| Exercise details |
Write out again, word for word, the lines below from the line that holds "Clone this chart in matplotlib." through the line that holds "plt.rcParams['mathtext.fontset'] = 'stix'", omitting pictures.

| Data listing |
──────

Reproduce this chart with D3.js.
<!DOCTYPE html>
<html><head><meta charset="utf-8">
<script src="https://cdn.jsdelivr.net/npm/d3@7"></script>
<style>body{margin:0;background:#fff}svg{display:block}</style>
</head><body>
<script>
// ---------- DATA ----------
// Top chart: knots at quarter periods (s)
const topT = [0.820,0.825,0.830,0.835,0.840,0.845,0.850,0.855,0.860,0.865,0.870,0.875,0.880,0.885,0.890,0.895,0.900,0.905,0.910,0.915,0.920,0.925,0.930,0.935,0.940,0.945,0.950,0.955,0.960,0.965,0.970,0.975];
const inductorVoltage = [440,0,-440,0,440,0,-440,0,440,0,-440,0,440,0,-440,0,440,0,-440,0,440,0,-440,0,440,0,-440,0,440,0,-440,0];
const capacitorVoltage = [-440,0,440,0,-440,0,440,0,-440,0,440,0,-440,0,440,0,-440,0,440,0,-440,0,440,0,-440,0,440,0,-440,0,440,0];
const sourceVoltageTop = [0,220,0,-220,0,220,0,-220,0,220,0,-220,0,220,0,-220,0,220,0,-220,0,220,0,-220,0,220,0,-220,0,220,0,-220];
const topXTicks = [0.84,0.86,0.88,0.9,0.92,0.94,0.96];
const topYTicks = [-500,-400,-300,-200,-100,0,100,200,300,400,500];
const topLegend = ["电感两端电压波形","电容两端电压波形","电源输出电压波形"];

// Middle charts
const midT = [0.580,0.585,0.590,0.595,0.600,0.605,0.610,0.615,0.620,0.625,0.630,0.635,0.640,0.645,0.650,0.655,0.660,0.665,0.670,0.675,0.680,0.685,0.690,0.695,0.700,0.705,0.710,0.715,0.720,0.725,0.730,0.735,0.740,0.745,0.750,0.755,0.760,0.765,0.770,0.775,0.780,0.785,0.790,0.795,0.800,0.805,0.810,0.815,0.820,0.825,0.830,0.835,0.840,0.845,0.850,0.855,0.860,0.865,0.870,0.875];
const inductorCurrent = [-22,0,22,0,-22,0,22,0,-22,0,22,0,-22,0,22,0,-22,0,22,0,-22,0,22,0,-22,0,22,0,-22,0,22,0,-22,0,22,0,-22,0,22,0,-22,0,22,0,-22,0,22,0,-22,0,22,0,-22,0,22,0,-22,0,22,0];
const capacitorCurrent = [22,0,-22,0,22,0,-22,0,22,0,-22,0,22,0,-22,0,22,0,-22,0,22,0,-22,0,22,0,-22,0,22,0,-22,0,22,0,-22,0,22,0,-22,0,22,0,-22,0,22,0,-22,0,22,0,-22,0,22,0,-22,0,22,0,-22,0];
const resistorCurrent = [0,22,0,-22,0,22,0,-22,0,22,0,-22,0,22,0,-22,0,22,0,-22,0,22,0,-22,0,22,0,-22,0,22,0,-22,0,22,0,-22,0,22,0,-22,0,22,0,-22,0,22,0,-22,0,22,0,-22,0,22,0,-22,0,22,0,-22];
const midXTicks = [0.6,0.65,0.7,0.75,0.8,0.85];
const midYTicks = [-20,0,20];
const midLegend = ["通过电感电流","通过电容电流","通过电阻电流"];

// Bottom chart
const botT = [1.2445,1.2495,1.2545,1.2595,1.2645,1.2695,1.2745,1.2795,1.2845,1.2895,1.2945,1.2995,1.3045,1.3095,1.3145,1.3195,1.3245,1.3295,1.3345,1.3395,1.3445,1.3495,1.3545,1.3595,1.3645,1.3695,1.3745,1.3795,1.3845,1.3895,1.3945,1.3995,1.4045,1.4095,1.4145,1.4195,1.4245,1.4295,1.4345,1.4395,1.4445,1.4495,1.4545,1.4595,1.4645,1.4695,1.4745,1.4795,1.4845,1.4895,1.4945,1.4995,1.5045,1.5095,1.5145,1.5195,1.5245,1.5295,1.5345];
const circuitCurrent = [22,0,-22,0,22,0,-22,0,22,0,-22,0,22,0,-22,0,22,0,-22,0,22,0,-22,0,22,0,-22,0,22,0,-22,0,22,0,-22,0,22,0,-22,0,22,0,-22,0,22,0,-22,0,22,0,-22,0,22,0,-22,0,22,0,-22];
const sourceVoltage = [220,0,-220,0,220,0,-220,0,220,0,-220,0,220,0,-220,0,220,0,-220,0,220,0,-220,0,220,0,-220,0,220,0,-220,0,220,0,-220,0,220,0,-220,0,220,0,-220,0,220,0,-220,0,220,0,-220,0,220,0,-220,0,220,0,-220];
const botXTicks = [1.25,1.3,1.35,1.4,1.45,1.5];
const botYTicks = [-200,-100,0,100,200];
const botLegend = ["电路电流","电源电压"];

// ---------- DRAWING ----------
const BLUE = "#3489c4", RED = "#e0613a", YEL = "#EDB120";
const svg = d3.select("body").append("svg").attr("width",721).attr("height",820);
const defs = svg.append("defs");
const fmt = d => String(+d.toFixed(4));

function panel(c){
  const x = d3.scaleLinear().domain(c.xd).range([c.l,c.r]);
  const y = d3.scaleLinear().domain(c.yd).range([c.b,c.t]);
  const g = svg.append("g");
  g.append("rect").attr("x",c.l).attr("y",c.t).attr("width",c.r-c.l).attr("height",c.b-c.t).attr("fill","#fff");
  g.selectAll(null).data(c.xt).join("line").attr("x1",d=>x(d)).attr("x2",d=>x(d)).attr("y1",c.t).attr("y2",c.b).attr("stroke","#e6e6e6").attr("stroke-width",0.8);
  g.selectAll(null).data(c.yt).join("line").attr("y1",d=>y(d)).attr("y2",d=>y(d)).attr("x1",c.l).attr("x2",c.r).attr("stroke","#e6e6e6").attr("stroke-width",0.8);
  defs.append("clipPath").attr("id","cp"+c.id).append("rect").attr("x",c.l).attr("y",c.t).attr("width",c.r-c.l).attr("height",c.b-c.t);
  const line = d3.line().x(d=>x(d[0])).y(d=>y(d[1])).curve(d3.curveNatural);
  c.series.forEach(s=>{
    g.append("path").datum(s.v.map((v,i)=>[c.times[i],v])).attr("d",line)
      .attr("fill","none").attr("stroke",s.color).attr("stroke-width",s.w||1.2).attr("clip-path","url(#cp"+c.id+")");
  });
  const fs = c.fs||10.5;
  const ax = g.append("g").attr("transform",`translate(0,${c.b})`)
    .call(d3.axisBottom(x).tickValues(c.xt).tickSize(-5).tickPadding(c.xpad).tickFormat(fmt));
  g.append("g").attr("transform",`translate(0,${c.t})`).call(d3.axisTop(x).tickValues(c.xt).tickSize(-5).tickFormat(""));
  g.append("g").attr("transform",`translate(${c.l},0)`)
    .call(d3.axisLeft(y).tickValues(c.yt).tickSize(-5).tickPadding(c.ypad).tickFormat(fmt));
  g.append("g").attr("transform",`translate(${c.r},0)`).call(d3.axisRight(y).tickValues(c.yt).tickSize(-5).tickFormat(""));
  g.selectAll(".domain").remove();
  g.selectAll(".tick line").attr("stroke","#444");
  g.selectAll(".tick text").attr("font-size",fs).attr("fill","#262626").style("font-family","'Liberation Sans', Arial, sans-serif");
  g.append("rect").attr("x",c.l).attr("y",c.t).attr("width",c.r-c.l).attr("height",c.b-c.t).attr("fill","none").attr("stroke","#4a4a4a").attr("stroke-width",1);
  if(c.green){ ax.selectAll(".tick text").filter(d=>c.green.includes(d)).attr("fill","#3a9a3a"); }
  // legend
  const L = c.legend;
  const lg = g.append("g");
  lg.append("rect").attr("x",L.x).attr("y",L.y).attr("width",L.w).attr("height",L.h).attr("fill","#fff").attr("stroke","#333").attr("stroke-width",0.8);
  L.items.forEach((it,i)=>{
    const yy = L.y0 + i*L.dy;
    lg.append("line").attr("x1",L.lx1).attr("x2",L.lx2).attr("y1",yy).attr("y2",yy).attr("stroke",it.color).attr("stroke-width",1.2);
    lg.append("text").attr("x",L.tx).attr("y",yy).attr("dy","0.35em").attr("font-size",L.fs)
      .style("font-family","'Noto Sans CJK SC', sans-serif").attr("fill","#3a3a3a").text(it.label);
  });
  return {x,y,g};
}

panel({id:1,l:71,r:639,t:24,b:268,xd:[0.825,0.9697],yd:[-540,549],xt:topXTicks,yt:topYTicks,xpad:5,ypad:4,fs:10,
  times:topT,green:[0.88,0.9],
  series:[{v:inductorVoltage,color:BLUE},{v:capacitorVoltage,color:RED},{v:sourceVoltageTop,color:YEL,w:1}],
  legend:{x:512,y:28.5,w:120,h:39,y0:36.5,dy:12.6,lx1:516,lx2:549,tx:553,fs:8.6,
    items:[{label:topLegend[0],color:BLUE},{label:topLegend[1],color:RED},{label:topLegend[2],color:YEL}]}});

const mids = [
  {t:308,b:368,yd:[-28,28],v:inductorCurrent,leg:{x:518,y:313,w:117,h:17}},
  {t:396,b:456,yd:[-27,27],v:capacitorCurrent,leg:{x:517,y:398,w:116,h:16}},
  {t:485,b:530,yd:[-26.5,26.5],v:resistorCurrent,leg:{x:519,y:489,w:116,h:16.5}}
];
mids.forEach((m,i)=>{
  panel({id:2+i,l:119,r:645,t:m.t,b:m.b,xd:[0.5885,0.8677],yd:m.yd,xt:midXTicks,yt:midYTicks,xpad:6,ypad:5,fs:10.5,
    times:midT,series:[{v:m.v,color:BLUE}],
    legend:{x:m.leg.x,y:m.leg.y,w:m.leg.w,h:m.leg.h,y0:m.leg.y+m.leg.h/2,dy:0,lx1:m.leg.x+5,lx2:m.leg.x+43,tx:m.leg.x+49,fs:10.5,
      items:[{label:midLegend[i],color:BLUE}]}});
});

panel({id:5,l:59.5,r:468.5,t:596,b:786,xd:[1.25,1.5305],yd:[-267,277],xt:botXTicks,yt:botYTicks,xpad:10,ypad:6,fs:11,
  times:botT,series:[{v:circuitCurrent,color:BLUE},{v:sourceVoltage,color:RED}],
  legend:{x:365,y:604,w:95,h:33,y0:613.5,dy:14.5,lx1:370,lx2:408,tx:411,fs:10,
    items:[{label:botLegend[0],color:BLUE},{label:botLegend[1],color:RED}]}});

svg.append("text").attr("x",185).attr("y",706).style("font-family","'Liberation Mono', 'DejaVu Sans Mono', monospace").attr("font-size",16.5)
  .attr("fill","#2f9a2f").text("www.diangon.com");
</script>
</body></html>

──────

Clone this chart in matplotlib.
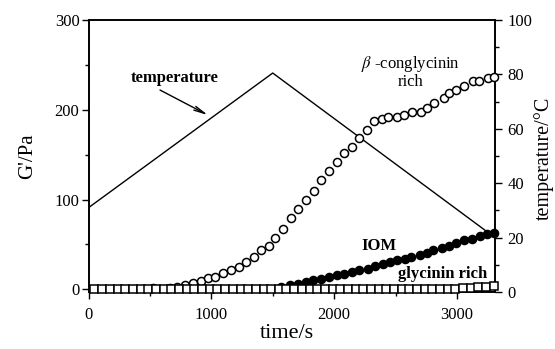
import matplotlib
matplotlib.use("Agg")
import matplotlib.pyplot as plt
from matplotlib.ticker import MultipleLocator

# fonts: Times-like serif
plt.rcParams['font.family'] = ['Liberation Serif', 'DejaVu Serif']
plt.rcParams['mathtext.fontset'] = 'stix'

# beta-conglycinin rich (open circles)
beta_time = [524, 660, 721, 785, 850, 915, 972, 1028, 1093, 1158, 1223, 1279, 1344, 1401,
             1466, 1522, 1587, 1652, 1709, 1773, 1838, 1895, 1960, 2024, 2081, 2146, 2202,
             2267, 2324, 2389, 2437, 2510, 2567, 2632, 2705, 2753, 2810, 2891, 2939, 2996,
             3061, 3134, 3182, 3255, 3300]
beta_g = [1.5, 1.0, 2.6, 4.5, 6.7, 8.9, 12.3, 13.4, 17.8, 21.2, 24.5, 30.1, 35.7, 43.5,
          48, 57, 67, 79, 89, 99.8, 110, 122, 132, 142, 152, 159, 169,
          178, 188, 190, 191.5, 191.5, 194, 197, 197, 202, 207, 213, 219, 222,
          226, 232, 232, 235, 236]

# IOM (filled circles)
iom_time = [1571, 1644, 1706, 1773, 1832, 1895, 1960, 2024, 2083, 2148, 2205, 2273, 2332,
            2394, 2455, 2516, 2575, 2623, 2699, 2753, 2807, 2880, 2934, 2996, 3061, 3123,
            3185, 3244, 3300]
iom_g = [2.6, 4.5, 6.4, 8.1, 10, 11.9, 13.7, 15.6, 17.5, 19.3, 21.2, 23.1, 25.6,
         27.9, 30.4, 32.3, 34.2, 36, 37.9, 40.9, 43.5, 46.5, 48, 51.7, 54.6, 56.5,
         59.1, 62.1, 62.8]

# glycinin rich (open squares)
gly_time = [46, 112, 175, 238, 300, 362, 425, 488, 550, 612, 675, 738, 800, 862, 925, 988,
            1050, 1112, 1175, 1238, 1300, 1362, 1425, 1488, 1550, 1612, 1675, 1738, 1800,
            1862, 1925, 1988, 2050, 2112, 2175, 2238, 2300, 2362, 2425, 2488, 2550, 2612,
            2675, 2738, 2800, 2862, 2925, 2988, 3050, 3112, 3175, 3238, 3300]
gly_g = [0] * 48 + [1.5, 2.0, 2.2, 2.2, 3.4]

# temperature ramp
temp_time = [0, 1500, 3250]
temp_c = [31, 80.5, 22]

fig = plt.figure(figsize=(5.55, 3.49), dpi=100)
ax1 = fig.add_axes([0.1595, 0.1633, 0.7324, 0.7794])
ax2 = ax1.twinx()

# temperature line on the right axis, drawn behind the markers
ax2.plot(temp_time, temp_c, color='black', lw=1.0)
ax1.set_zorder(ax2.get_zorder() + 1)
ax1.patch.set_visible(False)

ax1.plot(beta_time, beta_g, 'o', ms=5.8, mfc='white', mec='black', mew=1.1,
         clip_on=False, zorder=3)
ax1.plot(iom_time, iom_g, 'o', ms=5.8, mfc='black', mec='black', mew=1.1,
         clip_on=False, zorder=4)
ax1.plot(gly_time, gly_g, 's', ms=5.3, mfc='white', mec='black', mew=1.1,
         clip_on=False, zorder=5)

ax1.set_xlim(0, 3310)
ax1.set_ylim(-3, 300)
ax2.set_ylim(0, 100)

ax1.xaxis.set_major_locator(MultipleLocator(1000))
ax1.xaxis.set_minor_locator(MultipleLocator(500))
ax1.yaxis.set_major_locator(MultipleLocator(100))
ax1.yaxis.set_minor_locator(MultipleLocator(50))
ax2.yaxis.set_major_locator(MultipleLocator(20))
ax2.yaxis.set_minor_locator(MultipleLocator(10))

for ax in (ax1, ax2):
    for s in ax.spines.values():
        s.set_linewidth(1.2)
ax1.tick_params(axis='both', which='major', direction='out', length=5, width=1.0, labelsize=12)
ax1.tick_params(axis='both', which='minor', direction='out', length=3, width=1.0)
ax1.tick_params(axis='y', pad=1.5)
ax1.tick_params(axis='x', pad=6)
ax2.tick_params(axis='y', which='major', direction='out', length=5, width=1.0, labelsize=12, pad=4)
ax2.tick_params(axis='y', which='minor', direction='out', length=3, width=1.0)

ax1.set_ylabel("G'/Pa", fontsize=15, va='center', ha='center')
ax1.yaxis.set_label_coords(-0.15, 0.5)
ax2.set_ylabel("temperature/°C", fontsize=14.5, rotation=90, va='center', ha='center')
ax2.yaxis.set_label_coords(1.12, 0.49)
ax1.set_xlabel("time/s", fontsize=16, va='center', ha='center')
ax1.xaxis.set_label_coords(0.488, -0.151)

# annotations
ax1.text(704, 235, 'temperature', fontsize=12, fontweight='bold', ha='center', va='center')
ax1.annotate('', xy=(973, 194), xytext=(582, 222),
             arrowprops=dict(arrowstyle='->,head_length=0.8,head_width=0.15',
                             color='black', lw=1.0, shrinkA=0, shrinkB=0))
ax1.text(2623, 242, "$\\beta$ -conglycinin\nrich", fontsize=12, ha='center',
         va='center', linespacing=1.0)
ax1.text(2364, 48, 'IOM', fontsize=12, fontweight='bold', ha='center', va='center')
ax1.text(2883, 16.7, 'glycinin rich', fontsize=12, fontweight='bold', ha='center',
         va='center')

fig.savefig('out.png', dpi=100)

──────

| Answer below |
Clone this chart in matplotlib.
import matplotlib
matplotlib.use("Agg")
import matplotlib.pyplot as plt
from matplotlib.ticker import MultipleLocator

# fonts: Times-like serif
plt.rcParams['font.family'] = ['Liberation Serif', 'DejaVu Serif']
plt.rcParams['mathtext.fontset'] = 'stix'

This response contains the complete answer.